# What you need to do
Starting at the first line of the listing below, repeat each line exactly until the line containing "(382,288) rectangle (544,431);", which you include. Leave out pictures.

======== Information provided

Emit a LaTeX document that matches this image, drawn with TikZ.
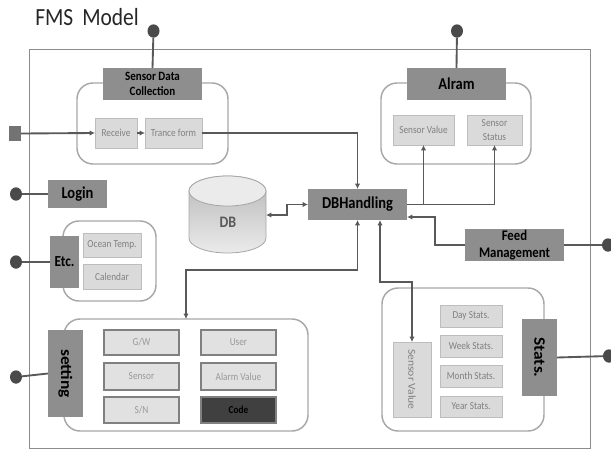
\documentclass[tikz,border=0pt]{standalone}
\usepackage{fontspec}
\setmainfont[FakeStretch=0.87]{Carlito}
\usetikzlibrary{arrows.meta,calc,shapes.geometric}
\definecolor{hdr}{HTML}{8E8E8E}
\definecolor{lite}{HTML}{DADADA}
\definecolor{liteb}{HTML}{BDBDBD}
\definecolor{txt}{HTML}{808080}
\definecolor{grp}{HTML}{A8A8A8}
\definecolor{lin}{HTML}{595959}
\definecolor{dot}{HTML}{4A4A4A}
\tikzset{
  x=0.75pt,y=-0.75pt,
  frameline/.style={draw=black!45,line width=0.6pt},
  groupbox/.style={draw=grp,line width=1.1pt,rounded corners=12pt,fill=white},
  basebox/.style={inner sep=0pt,outer sep=0pt,align=center},
  header/.style={basebox,fill=hdr,font=\bfseries\fontsize{9.5}{11.5}\selectfont,text=black},
  item/.style={basebox,fill=lite,draw=liteb,line width=0.6pt,text=txt,font=\fontsize{8}{10}\selectfont},
  setitem/.style={basebox,fill=lite!80!white,draw=black!50,line width=1pt,text=black!40,font=\fontsize{8}{10}\selectfont},
  dotnode/.style={ellipse,fill=dot,inner sep=0pt,outer sep=0pt,minimum width=9pt,minimum height=10pt},
  conn/.style={draw=lin,line width=1.4pt},
  arr/.style={conn,-{Latex[length=4pt,width=4pt]}},
  arrb/.style={conn,{Latex[length=4pt,width=4pt]}-{Latex[length=4pt,width=4pt]}},
}
% name, style, x1, y1, x2, y2, text
\newcommand{\pxbox}[7]{\node[#2,minimum width={(#5-#3)*0.75pt},minimum height={(#6-#4)*0.75pt}] (#1) at ({(#3+#5)/2},{(#4+#6)/2}) {#7};}
\begin{document}
\begin{tikzpicture}
\useasboundingbox (0,0) rectangle (611,450);
\node[inner sep=0pt,anchor=west,text=black!85,font=\fontsize{18.5}{22}\selectfont] (title) at (35,17) {FMS\, Model};
\draw[frameline] (29.5,49.5) rectangle (590,448);

% group outlines
\draw[groupbox] (77,83) rectangle (228,164);
\draw[groupbox] (381,83) rectangle (531,164);
\draw[groupbox] (63,221) rectangle (156,301);
\draw[groupbox] (64,319) rectangle (308,431);
\draw[groupbox] (382,288) rectangle (544,431);

% DB cylinder
\draw[draw=black!35,line width=0.6pt,top color=black!28,bottom color=black!8]
  (189,191) -- (189,238) arc[start angle=180,end angle=0,x radius=38.5,y radius=15]
  -- (266,191) arc[start angle=0,end angle=-180,x radius=38.5,y radius=15] -- cycle;
\draw[draw=black!35,line width=0.6pt,fill=black!8]
  (189,191) arc[start angle=180,end angle=540,x radius=38.5,y radius=15];
\node[text=black!65,font=\bfseries\fontsize{12}{14}\selectfont] (db) at (228,222) {DB};
\coordinate (dbport) at (266,215);
\coordinate (dbmid) at (287,215);

% headers
\pxbox{sdc}{header}{103}{68}{202}{100}{Sensor Data\\Collection}
\pxbox{alarm}{header,font=\bfseries\fontsize{12.5}{15}\selectfont}{407}{68}{506}{100}{Alram}
\pxbox{login}{header,font=\bfseries\fontsize{12.5}{15}\selectfont}{48}{180}{107}{208}{Login}
\pxbox{etc}{header,font=\bfseries\fontsize{11.5}{14}\selectfont}{50}{236}{79}{288}{Etc.}
\pxbox{dbh}{header,font=\bfseries\fontsize{12.5}{15}\selectfont}{308}{189}{407}{220}{DBHandling}
\pxbox{feed}{header,font=\bfseries\fontsize{11}{13}\selectfont}{465}{229}{564}{261}{Feed\\Management}
\pxbox{setting}{header,font=\bfseries\fontsize{12}{14}\selectfont}{48}{330}{83}{417}{\rotatebox{-90}{\scalebox{1.25}[1]{setting}}}
\pxbox{stats}{header,font=\bfseries\fontsize{12}{14}\selectfont}{522}{319}{557}{396}{\rotatebox{-90}{\scalebox{1.25}[1]{Stats.}}}

% light items
\pxbox{recv}{item}{95}{118}{137}{148}{Receive}
\pxbox{tf}{item}{145}{118}{202}{148}{Trance form}
\pxbox{asv}{item}{393}{115}{454}{145}{Sensor Value}
\pxbox{ass}{item}{467}{115}{522}{145}{Sensor\\Status}
\pxbox{ocean}{item}{83}{233}{141}{257}{Ocean Temp.}
\pxbox{cal}{item}{83}{264}{141}{289}{Calendar}
\pxbox{gw}{setitem}{104}{330}{179}{355}{G/W}
\pxbox{user}{setitem}{201}{330}{276}{355}{User}
\pxbox{sensor}{setitem}{104}{363}{179}{390}{Sensor}
\pxbox{alval}{setitem}{201}{363}{276}{390}{Alarm Value}
\pxbox{sn}{setitem}{104}{397}{179}{423}{S/N}
\pxbox{code}{setitem,fill=black!75,text=black,font=\bfseries\fontsize{8}{10}\selectfont}{201}{397}{276}{423}{Code}
\pxbox{ssv}{item}{393}{342}{431}{417}{\rotatebox{-90}{\scalebox{1.25}[1]{Sensor Value}}}
\pxbox{day}{item}{440}{305}{502}{327}{Day Stats.}
\pxbox{week}{item}{440}{335}{502}{357}{Week Stats.}
\pxbox{month}{item}{440}{365}{502}{387}{Month Stats.}
\pxbox{year}{item}{440}{396}{502}{417}{Year Stats.}

% terminals
\pxbox{inport}{basebox,fill=black!55}{9}{126}{21}{141}{}
\node[dotnode] (d1) at (153.5,31) {};
\node[dotnode] (d2) at (457,31) {};
\node[dotnode] (d3) at (16,194) {};
\node[dotnode] (d4) at (16,262) {};
\node[dotnode] (d5) at (16,377) {};
\node[dotnode] (d6) at (608,245) {};
\node[dotnode] (d7) at (609,356) {};

% plain connectors
\draw[conn] (d1) -- (sdc.north);
\draw[conn] (d2) -- (alarm.north);
\draw[conn] (d3) -- (login.west);
\draw[conn] (d4) -- (etc.west);
\draw[conn] (d5) -- (setting.west);
\draw[conn] (d6) -- (feed.east);
\draw[conn] (d7) -- (stats.east);

% arrows
\draw[arr] (inport.east) -- (recv.west);
\draw[arr] (recv.east) -- (tf.west);
\draw[arr] (tf.east) -| (dbh.north);
\draw[arr] (dbh.east) -| (asv.south);
\draw[arr] (dbh.east) -| (ass.south);
\draw[arr] (feed.west) -- ++(-30,0) |- ($(dbh.south east)+(0,-3)$);
\coordinate (setup) at (357.5,220);
\coordinate (setdown) at (186,319);
\draw[arrb] (setup) -- (357.5,270) -| (setdown);
\coordinate (stup) at (380,220);
\coordinate (stdown) at (412,342);
\draw[arrb] (stup) -- (380,282) -| (stdown);
\draw[arrb] (dbport) -- (dbmid) |- (dbh.west);
\end{tikzpicture}
\end{document}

================

# Output
Emit a LaTeX document that matches this image, drawn with TikZ.
\documentclass[tikz,border=0pt]{standalone}
\usepackage{fontspec}
\setmainfont[FakeStretch=0.87]{Carlito}
\usetikzlibrary{arrows.meta,calc,shapes.geometric}
\definecolor{hdr}{HTML}{8E8E8E}
\definecolor{lite}{HTML}{DADADA}
\definecolor{liteb}{HTML}{BDBDBD}
\definecolor{txt}{HTML}{808080}
\definecolor{grp}{HTML}{A8A8A8}
\definecolor{lin}{HTML}{595959}
\definecolor{dot}{HTML}{4A4A4A}
\tikzset{
  x=0.75pt,y=-0.75pt,
  frameline/.style={draw=black!45,line width=0.6pt},
  groupbox/.style={draw=grp,line width=1.1pt,rounded corners=12pt,fill=white},
  basebox/.style={inner sep=0pt,outer sep=0pt,align=center},
  header/.style={basebox,fill=hdr,font=\bfseries\fontsize{9.5}{11.5}\selectfont,text=black},
  item/.style={basebox,fill=lite,draw=liteb,line width=0.6pt,text=txt,font=\fontsize{8}{10}\selectfont},
  setitem/.style={basebox,fill=lite!80!white,draw=black!50,line width=1pt,text=black!40,font=\fontsize{8}{10}\selectfont},
  dotnode/.style={ellipse,fill=dot,inner sep=0pt,outer sep=0pt,minimum width=9pt,minimum height=10pt},
  conn/.style={draw=lin,line width=1.4pt},
  arr/.style={conn,-{Latex[length=4pt,width=4pt]}},
  arrb/.style={conn,{Latex[length=4pt,width=4pt]}-{Latex[length=4pt,width=4pt]}},
}
% name, style, x1, y1, x2, y2, text
\newcommand{\pxbox}[7]{\node[#2,minimum width={(#5-#3)*0.75pt},minimum height={(#6-#4)*0.75pt}] (#1) at ({(#3+#5)/2},{(#4+#6)/2}) {#7};}
\begin{document}
\begin{tikzpicture}
\useasboundingbox (0,0) rectangle (611,450);
\node[inner sep=0pt,anchor=west,text=black!85,font=\fontsize{18.5}{22}\selectfont] (title) at (35,17) {FMS\, Model};
\draw[frameline] (29.5,49.5) rectangle (590,448);

% group outlines
\draw[groupbox] (77,83) rectangle (228,164);
\draw[groupbox] (381,83) rectangle (531,164);
\draw[groupbox] (63,221) rectangle (156,301);
\draw[groupbox] (64,319) rectangle (308,431);
\draw[groupbox] (382,288) rectangle (544,431);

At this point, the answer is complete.